## Set task
Begin with the first line of the material and write out each line exactly, ending with the line that contains "from matplotlib.patches import Rectangle". Pictures are not part of the copy.
* start Data section *
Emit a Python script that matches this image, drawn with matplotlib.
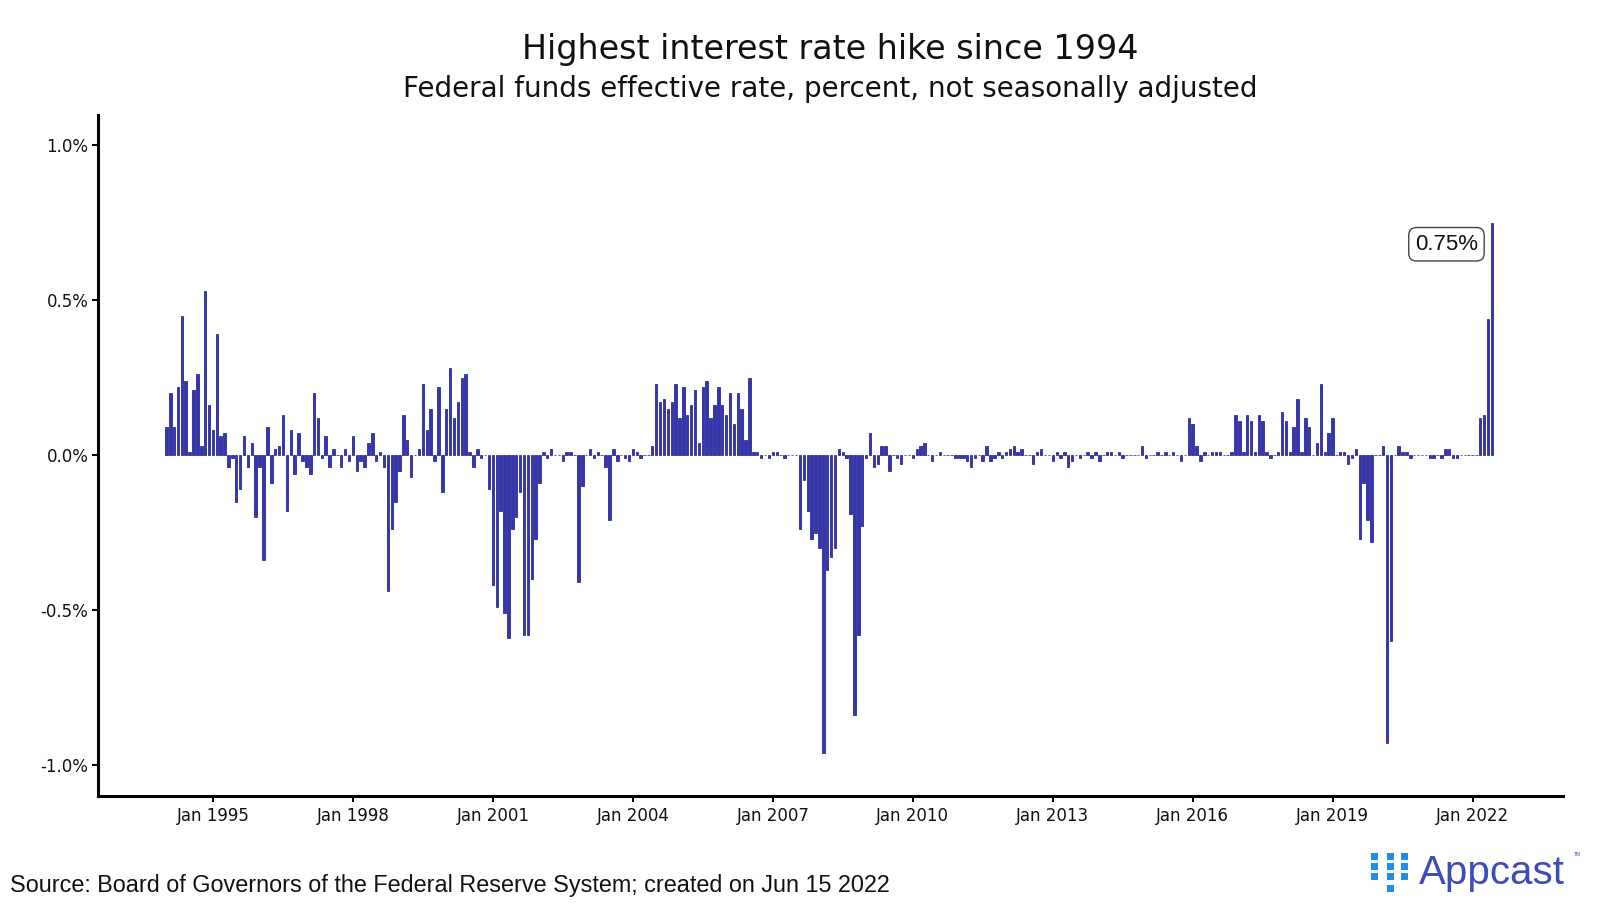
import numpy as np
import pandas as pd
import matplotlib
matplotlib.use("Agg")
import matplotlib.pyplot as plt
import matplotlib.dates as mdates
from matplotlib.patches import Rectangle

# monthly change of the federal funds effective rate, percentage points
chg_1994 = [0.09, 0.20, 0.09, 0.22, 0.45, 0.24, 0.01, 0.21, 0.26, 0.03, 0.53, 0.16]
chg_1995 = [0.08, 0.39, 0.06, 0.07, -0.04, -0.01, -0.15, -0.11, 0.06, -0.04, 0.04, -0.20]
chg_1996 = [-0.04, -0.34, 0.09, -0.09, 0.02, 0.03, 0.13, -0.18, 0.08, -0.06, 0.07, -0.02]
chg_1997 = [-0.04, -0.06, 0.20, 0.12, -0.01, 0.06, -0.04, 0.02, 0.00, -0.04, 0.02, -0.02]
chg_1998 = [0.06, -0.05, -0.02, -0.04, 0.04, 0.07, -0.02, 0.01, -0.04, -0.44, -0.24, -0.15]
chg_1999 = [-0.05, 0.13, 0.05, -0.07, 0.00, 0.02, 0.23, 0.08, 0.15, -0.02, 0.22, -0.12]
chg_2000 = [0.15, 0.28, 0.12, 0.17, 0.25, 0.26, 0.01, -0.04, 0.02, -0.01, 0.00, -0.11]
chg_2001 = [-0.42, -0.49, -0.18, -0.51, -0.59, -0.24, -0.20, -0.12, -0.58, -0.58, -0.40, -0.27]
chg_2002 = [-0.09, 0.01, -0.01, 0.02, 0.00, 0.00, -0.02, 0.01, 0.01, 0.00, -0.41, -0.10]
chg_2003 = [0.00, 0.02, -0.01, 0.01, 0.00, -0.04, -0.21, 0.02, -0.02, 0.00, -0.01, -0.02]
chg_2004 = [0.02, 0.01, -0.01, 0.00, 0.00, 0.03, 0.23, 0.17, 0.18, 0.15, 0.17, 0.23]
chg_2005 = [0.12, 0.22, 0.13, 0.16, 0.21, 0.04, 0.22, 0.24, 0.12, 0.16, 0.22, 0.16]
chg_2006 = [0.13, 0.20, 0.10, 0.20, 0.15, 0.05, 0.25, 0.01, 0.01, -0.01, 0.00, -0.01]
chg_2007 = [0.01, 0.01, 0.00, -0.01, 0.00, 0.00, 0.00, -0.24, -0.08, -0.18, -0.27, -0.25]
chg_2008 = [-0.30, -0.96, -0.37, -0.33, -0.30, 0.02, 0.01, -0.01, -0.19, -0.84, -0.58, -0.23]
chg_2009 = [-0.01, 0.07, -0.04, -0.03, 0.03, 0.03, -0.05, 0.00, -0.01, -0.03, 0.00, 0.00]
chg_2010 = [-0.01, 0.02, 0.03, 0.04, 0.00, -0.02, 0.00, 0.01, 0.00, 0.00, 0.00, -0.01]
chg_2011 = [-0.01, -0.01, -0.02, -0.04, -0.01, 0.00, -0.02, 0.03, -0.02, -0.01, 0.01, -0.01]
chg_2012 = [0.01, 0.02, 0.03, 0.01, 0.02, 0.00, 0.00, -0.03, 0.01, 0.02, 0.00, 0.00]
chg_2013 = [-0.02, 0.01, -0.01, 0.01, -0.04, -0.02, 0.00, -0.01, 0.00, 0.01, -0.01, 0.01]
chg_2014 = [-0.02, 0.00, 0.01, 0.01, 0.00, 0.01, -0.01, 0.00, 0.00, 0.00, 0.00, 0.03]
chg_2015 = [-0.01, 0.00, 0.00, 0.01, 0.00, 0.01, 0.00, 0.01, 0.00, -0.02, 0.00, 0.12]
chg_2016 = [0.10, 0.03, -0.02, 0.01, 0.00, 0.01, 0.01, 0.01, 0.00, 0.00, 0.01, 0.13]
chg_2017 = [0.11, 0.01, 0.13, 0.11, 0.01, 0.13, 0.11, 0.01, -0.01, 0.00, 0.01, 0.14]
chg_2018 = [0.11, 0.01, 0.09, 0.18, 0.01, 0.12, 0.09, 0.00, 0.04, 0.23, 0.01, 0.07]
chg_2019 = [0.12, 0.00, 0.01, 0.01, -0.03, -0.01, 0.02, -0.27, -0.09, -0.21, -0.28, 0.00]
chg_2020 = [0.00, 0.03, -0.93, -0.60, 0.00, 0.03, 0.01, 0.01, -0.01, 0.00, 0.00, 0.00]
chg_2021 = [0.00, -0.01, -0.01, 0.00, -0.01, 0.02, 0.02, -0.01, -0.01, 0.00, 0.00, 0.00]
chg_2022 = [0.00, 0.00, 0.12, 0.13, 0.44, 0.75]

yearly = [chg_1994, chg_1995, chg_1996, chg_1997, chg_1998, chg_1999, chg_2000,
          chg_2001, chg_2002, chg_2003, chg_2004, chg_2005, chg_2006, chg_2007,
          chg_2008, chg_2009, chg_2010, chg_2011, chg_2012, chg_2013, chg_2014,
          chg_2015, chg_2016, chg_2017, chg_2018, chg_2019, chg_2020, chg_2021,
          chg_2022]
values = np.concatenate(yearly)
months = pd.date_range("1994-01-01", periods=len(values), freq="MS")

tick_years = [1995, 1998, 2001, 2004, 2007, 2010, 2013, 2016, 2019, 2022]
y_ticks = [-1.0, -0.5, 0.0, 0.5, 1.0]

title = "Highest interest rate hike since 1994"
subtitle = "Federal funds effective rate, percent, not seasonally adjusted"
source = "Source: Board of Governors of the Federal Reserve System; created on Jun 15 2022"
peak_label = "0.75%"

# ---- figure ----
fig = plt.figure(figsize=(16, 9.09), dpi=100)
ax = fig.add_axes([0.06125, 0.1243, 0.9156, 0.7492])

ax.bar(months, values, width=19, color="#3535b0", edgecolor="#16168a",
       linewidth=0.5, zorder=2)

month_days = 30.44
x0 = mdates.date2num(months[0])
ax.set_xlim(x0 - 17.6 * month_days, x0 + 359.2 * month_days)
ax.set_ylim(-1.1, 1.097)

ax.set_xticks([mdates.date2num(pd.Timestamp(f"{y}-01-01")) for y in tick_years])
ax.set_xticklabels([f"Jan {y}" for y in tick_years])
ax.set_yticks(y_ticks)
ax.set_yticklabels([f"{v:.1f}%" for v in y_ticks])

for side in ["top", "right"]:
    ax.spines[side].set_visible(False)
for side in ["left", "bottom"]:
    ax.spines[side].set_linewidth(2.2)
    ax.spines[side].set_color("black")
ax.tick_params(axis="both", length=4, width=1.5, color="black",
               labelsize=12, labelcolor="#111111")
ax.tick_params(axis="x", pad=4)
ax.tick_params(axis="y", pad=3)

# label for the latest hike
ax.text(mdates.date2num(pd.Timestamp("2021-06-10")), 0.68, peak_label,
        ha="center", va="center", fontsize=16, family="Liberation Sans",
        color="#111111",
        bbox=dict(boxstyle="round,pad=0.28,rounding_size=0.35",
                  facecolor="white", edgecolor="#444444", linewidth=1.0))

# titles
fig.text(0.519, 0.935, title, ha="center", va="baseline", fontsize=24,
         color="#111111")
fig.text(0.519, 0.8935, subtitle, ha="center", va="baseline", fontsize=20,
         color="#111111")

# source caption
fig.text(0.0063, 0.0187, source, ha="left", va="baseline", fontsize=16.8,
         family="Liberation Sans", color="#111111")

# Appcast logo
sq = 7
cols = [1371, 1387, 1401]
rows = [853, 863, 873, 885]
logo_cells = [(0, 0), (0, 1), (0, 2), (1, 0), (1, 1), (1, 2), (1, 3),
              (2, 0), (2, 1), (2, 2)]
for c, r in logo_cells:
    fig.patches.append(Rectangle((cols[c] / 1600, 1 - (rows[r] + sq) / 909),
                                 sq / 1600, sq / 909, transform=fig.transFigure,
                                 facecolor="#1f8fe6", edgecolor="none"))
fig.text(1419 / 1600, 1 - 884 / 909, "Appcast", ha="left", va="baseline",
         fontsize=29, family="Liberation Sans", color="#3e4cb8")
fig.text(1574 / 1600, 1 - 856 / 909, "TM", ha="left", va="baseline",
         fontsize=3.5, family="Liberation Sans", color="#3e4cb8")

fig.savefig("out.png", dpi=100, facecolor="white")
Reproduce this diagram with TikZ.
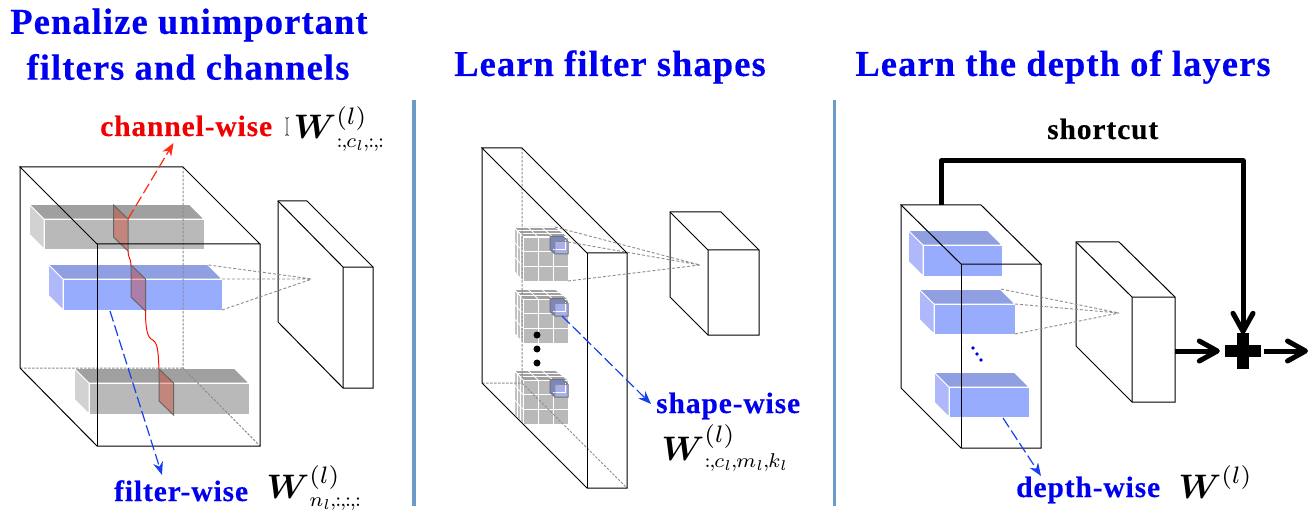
* end Data section *
## Result below
Emit a Python script that matches this image, drawn with matplotlib.
import numpy as np
import pandas as pd
import matplotlib
matplotlib.use("Agg")
import matplotlib.pyplot as plt
import matplotlib.dates as mdates
from matplotlib.patches import Rectangle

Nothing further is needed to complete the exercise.